The "unity" Obama promises does nothing for the most serious division in America -- between the people who are so enraged over the course America has taken during the past eight years that they have brought Obama to the pinnacle of power, and the people who steered that course.

Obama's administration represents a reconciliation between the two groups. And to a certain extent, it's working. Websites and writers who appeared to stand firmly against the American imperial project have turned out to be merely anti-Bush, and quite satisfied with the "change", even if it is only cosmetic.

Chris Floyd again:
All of the extraordinary hopes now invested in Obama boil down to this: the powerless wish that he will be a "good" king, well-intentioned and masterful, and not a cruel and bumbling ruler like the last "commander."
He may certainly be "masterful". He may avoid "bumbling". But Barack Obama has already shown that he has no intention of being a "good" king.

A good king would never renounce the pastor who taught him this:
Violence begets violence. Hatred begets hatred. Terrorism begets terrorism.
A good king would not resume the costly, deadly and ultimately fruitless, and powerfully misleading search for a dead man.
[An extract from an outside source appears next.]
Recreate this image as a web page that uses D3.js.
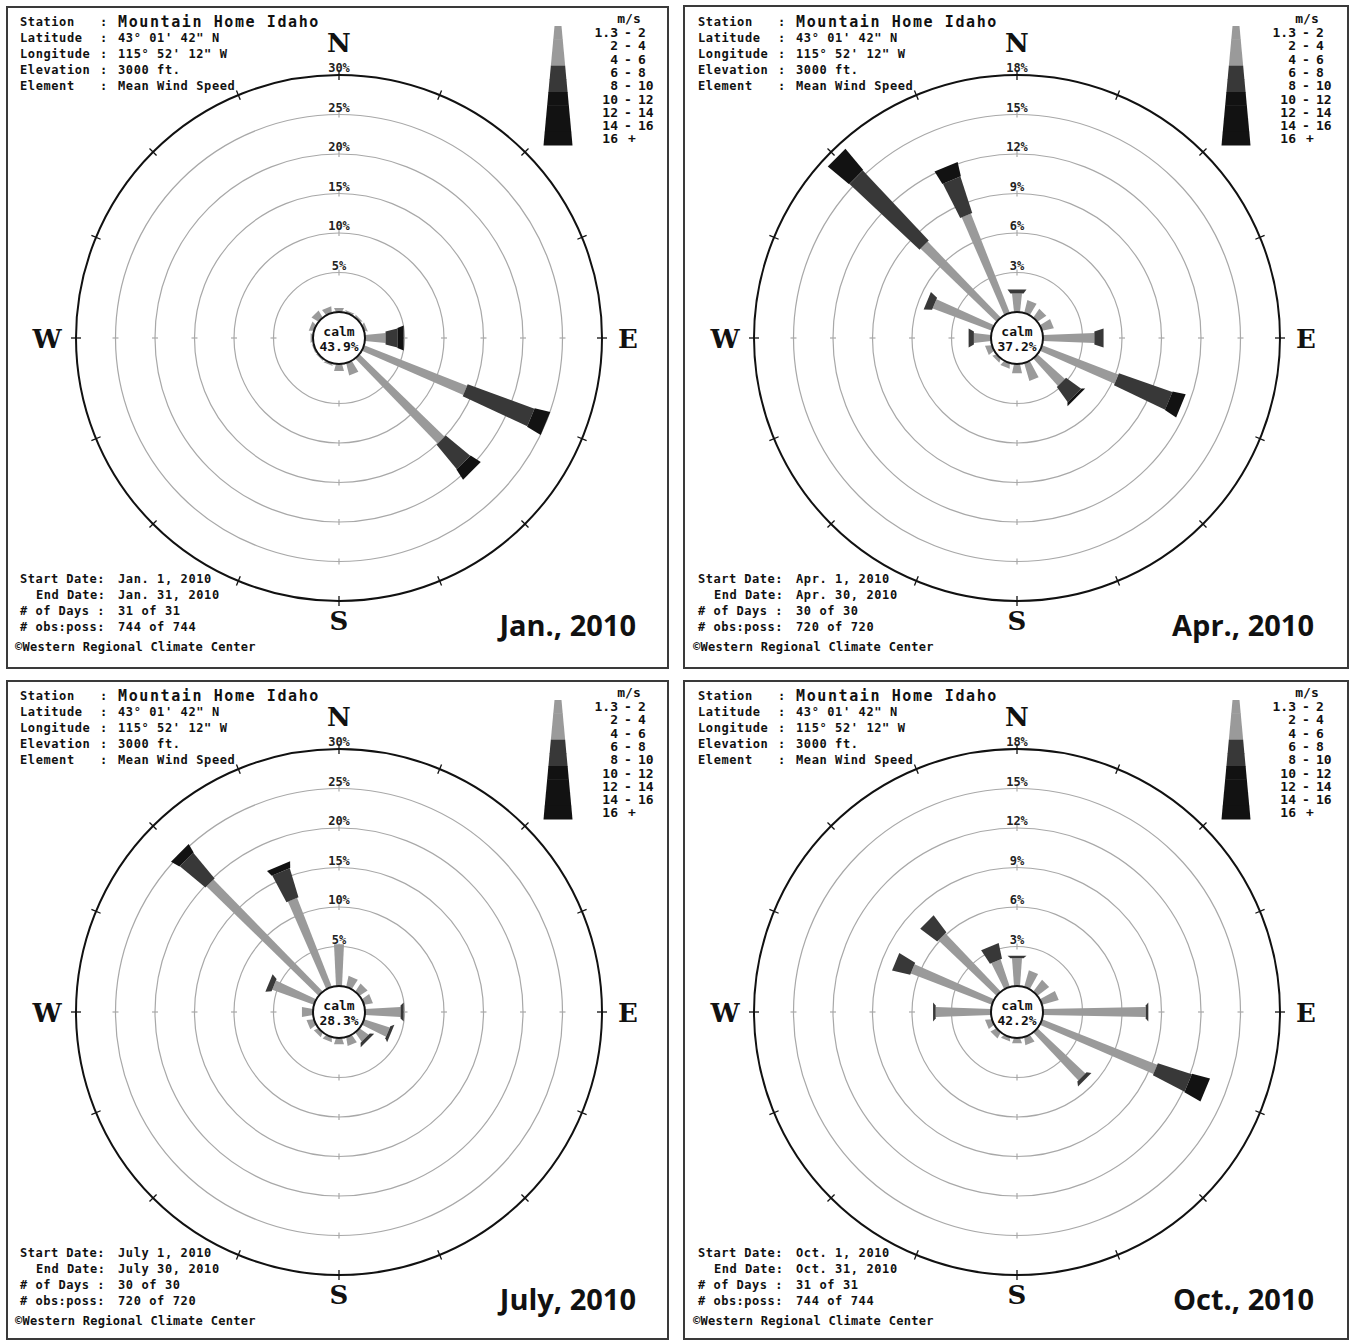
<!DOCTYPE html>
<html>
<head>
<meta charset="utf-8">
<script src="https://cdn.jsdelivr.net/npm/d3@7"></script>
<style>
  body { margin: 0; background: #fff; }
  svg { display: block; }
</style>
</head>
<body>
<svg></svg>
<script>
// 16 compass points, clockwise from north
const directions = ["N","NNE","NE","ENE","E","ESE","SE","SSE","S","SSW","SW","WSW","W","WNW","NW","NNW"];

// legend classes (m/s) and the grey tone each one is printed in
const legendClasses = ["1.3 - 2","2 - 4","4 - 6","6 - 8","8 - 10","10 - 12","12 - 14","14 - 16","16 +"];
const legendTone = [0, 0, 0, 1, 1, 2, 2, 2, 2];
const toneColors = ["#9a9a9a", "#383838", "#121212"];

// percent of hours per direction, split in light / mid / dark speed bands
const janLight = [0.5, 0.3, 0.3, 0.4, 2.6, 14.0, 15.0, 1.6, 0.9, 0.3, 0.2, 0.2, 0.3, 0.6, 1.0, 0.8];
const janMid   = [0, 0, 0, 0, 1.5, 9.0, 4.0, 0, 0, 0, 0, 0, 0, 0, 0, 0];
const janDark  = [0, 0, 0, 0, 0.8, 2.0, 1.5, 0, 0, 0, 0, 0, 0, 0, 0, 0];

const aprLight = [1.4, 1.0, 0.8, 0.9, 3.9, 6.2, 2.8, 1.4, 0.7, 0.4, 0.3, 0.5, 1.3, 4.8, 8.0, 8.1];
const aprMid   = [0.3, 0, 0, 0, 0.7, 4.3, 1.4, 0, 0, 0, 0, 0, 0.4, 0.6, 7.3, 2.9];
const aprDark  = [0, 0, 0, 0, 0, 1.0, 0.2, 0, 0, 0, 0, 0, 0, 0, 2.1, 1.1];

const julLight = [5.3, 1.4, 1.2, 1.1, 4.5, 3.4, 1.4, 1.1, 0.8, 0.6, 0.6, 0.9, 1.4, 5.6, 19.8, 12.1];
const julMid   = [0, 0, 0, 0, 0.4, 0.4, 0.4, 0, 0, 0, 0, 0, 0, 0.7, 4.2, 3.8];
const julDark  = [0, 0, 0, 0, 0, 0, 0, 0, 0, 0, 0, 0, 0, 0, 1.2, 0.8];

const octLight = [2.1, 1.3, 1.1, 1.3, 7.8, 9.4, 5.0, 0.6, 0.4, 0.3, 0.5, 0.5, 4.2, 6.6, 6.1, 2.2];
const octMid   = [0.2, 0, 0, 0, 0.2, 2.7, 0.3, 0, 0, 0, 0, 0, 0.2, 1.4, 1.6, 1.2];
const octDark  = [0, 0, 0, 0, 0, 1.4, 0, 0, 0, 0, 0, 0, 0, 0, 0, 0];

const months = ["Jan., 2010", "Apr., 2010", "July, 2010", "Oct., 2010"];
const calmPct = [43.9, 37.2, 28.3, 42.2];
const ringMax = [30, 18, 30, 18];
const ringStep = [5, 3, 5, 3];
const startDates = ["Jan. 1, 2010", "Apr. 1, 2010", "July 1, 2010", "Oct. 1, 2010"];
const endDates = ["Jan. 31, 2010", "Apr. 30, 2010", "July 30, 2010", "Oct. 31, 2010"];
const dayCounts = ["31 of 31", "30 of 30", "30 of 30", "31 of 31"];
const obsCounts = ["744 of 744", "720 of 720", "720 of 720", "744 of 744"];

const headerLabels = ["Station", "Latitude", "Longitude", "Elevation", "Element"];
const headerValues = ["Mountain Home Idaho", "43\u00b0 01' 42\" N", "115\u00b0 52' 12\" W", "3000 ft.", "Mean Wind Speed"];

const allData = [
  [janLight, janMid, janDark],
  [aprLight, aprMid, aprDark],
  [julLight, julMid, julDark],
  [octLight, octMid, octDark]
];

const svg = d3.select("svg").attr("width", 1353).attr("height", 1341);
const mono = "'DejaVu Sans Mono', monospace";

const offsets = [[0, 0], [678, 0], [0, 674], [678, 674]];
const frames = [[7, 7, 661, 661], [684, 6, 664, 662], [7, 681, 661, 658], [684, 681, 664, 658]];
const cx = 339, cy = 338, R = 263, rCalm = 26;

// half widths of each band at its inner and outer end
const bandWidth = [[3, 5], [6.5, 9.5], [10, 12.5]];

frames.forEach(f => {
  svg.append("rect").attr("x", f[0]).attr("y", f[1]).attr("width", f[2]).attr("height", f[3])
    .attr("fill", "none").attr("stroke", "#3a3a3a").attr("stroke-width", 2);
});

allData.forEach((bands, i) => drawPanel(i, bands));

function drawPanel(i, bands) {
  const g = svg.append("g").attr("transform", `translate(${offsets[i][0]},${offsets[i][1]})`);
  const r = d3.scaleLinear().domain([0, ringMax[i]]).range([rCalm, R]);
  const angle = d3.scalePoint().domain(directions).range([0, 337.5]);

  // header
  const head = g.append("g").attr("font-family", mono).attr("font-weight", "bold").attr("fill", "#111");
  headerLabels.forEach((t, k) => {
    const y = 26 + k * 16;
    head.append("text").attr("x", 20).attr("y", y).attr("font-size", 12).attr("letter-spacing", 0.6).text(t);
    head.append("text").attr("x", 100).attr("y", y).attr("font-size", 12).text(":");
    head.append("text").attr("x", 118).attr("y", y + (k === 0 ? 1 : 0))
      .attr("font-size", k === 0 ? 15 : 12)
      .attr("letter-spacing", k === 0 ? 1.6 : 0.6).text(headerValues[k]);
  });

  // footer
  const footLabels = ["Start Date:", "End Date:", "# of Days :", "# obs:poss:"];
  const footValues = [startDates[i], endDates[i], dayCounts[i], obsCounts[i]];
  footLabels.forEach((t, k) => {
    const y = 583 + k * 16;
    head.append("text").attr("x", k === 1 ? 36 : 20).attr("y", y).attr("font-size", 12).attr("letter-spacing", 0.5).text(t);
    head.append("text").attr("x", 118).attr("y", y).attr("font-size", 12).attr("letter-spacing", 0.6).text(footValues[k]);
  });
  head.append("text").attr("x", 15).attr("y", 651).attr("font-size", 12).attr("letter-spacing", 0.3)
    .text("\u00a9Western Regional Climate Center");

  // month title
  g.append("text").attr("x", 636).attr("y", 636).attr("text-anchor", "end")
    .attr("font-family", "'Open Sans', sans-serif").attr("font-weight", "bold").attr("font-size", 29)
    .attr("fill", "#111").text(months[i]);

  // rings
  const rings = d3.range(ringStep[i], ringMax[i], ringStep[i]);
  g.selectAll(".ring").data(rings).join("circle")
    .attr("cx", cx).attr("cy", cy).attr("r", d => r(d))
    .attr("fill", "none").attr("stroke", "#a8a8a8").attr("stroke-width", 1.2);
  rings.forEach(d => {
    [0, 90, 180, 270].forEach(a => {
      const rad = a * Math.PI / 180, rr = r(d);
      g.append("line")
        .attr("x1", cx + Math.sin(rad) * (rr - 3)).attr("y1", cy - Math.cos(rad) * (rr - 3))
        .attr("x2", cx + Math.sin(rad) * (rr + 3)).attr("y2", cy - Math.cos(rad) * (rr + 3))
        .attr("stroke", "#a8a8a8").attr("stroke-width", 1.2);
    });
  });

  // outer circle with ticks
  g.append("circle").attr("cx", cx).attr("cy", cy).attr("r", r(ringMax[i]))
    .attr("fill", "none").attr("stroke", "#111").attr("stroke-width", 2);
  directions.forEach(d => {
    const rad = angle(d) * Math.PI / 180, rr = r(ringMax[i]);
    g.append("line")
      .attr("x1", cx + Math.sin(rad) * (rr - 5)).attr("y1", cy - Math.cos(rad) * (rr - 5))
      .attr("x2", cx + Math.sin(rad) * (rr + 5)).attr("y2", cy - Math.cos(rad) * (rr + 5))
      .attr("stroke", "#111").attr("stroke-width", 1.3);
  });

  // ring labels
  rings.concat([ringMax[i]]).forEach(d => {
    g.append("text").attr("x", cx).attr("y", cy - r(d) - 3).attr("text-anchor", "middle")
      .attr("font-family", mono).attr("font-size", 12).attr("font-weight", "bold")
      .attr("fill", "#222").text(d + "%");
  });

  // compass letters
  const cl = [["N", cx, 52], ["E", 628, cy + 10], ["S", cx, 630], ["W", 47, cy + 10]];
  cl.forEach(c => {
    g.append("text").attr("x", c[1]).attr("y", c[2]).attr("text-anchor", "middle")
      .attr("font-family", "'DejaVu Serif', serif").attr("font-weight", "bold").attr("font-size", 26)
      .attr("fill", "#111").text(c[0]);
  });

  // petals
  directions.forEach((d, di) => {
    const rad = angle(d) * Math.PI / 180;
    const ux = Math.sin(rad), uy = -Math.cos(rad), vx = Math.cos(rad), vy = Math.sin(rad);
    let cum = 0;
    bands.forEach((band, b) => {
      const v = band[di];
      if (v <= 0) return;
      const r0 = r(cum), r1 = r(cum + v);
      cum += v;
      const w0 = bandWidth[b][0], w1 = bandWidth[b][1];
      const pts = [
        [cx + ux * r0 + vx * w0, cy + uy * r0 + vy * w0],
        [cx + ux * r1 + vx * w1, cy + uy * r1 + vy * w1],
        [cx + ux * r1 - vx * w1, cy + uy * r1 - vy * w1],
        [cx + ux * r0 - vx * w0, cy + uy * r0 - vy * w0]
      ];
      g.append("path").attr("d", d3.line()(pts) + "Z").attr("fill", toneColors[b]);
    });
  });

  // calm circle
  g.append("circle").attr("cx", cx).attr("cy", cy).attr("r", rCalm)
    .attr("fill", "#fff").attr("stroke", "#111").attr("stroke-width", 2);
  g.append("text").attr("x", cx).attr("y", cy - 2).attr("text-anchor", "middle")
    .attr("font-family", mono).attr("font-weight", "bold").attr("font-size", 13).attr("fill", "#111").text("calm");
  g.append("text").attr("x", cx).attr("y", cy + 13).attr("text-anchor", "middle")
    .attr("font-family", mono).attr("font-weight", "bold").attr("font-size", 13).attr("fill", "#111")
    .text(calmPct[i].toFixed(1) + "%");

  // legend wedge
  const ly = d3.scaleLinear().domain([0, legendClasses.length]).range([26, 145]);
  const lw = d3.scaleLinear().domain([0, legendClasses.length]).range([3.5, 14.5]);
  const lx = 558;
  legendClasses.forEach((c, k) => {
    const pts = [[lx - lw(k), ly(k)], [lx + lw(k), ly(k)], [lx + lw(k + 1), ly(k + 1) + 0.5], [lx - lw(k + 1), ly(k + 1) + 0.5]];
    g.append("path").attr("d", d3.line()(pts) + "Z").attr("fill", toneColors[legendTone[k]]);
  });
  const lt = g.append("g").attr("font-family", mono).attr("font-weight", "bold").attr("font-size", 13).attr("fill", "#111");
  lt.append("text").attr("x", 629).attr("y", 23).attr("text-anchor", "middle").text("m/s");
  legendClasses.forEach((c, k) => {
    const y = 37 + k * 13.3;
    const parts = c.split(" ");
    lt.append("text").attr("x", 618).attr("y", y).attr("text-anchor", "end").text(parts[0]);
    if (parts.length === 3) {
      lt.append("text").attr("x", 628).attr("y", y).attr("text-anchor", "middle").text("-");
      lt.append("text").attr("x", 638).attr("y", y).text(parts[2]);
    } else {
      lt.append("text").attr("x", 632).attr("y", y).attr("text-anchor", "middle").text(parts[1]);
    }
  });
}
</script>
</body>
</html>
A good king would never try to pretend that racism isn't "endemic to America"; or that America's problems in the Middle East are caused not by its own actions or the actions of Israel but rather by the "perverse and hateful ideologies of Islam".

Barack Obama has told all these lies, and many more; he has pledged more war against countries that never attacked -- or even intended to attack -- us.

Chris Floyd has the right words for the thoughts going on in the heads of the people who brought Barack Obama to power and now hope he will bring them the "change" that he taught them to "hope" for.
Magical thinking. Cringing and fawning. Looking to the Leader to make everything right. This is the state of American "democracy" today -- even after the historic "transformation" of Election 2008.
I am still amazed at the depth of the self-deception going on, the willingness to be deceived that I see almost everywhere.

Oh well. I deceive myself, too. I know where this is headed. I know what it would take to stop it. I know that's not about to happen, and I know that blogging about it isn't going to make any difference. But I do it anyway.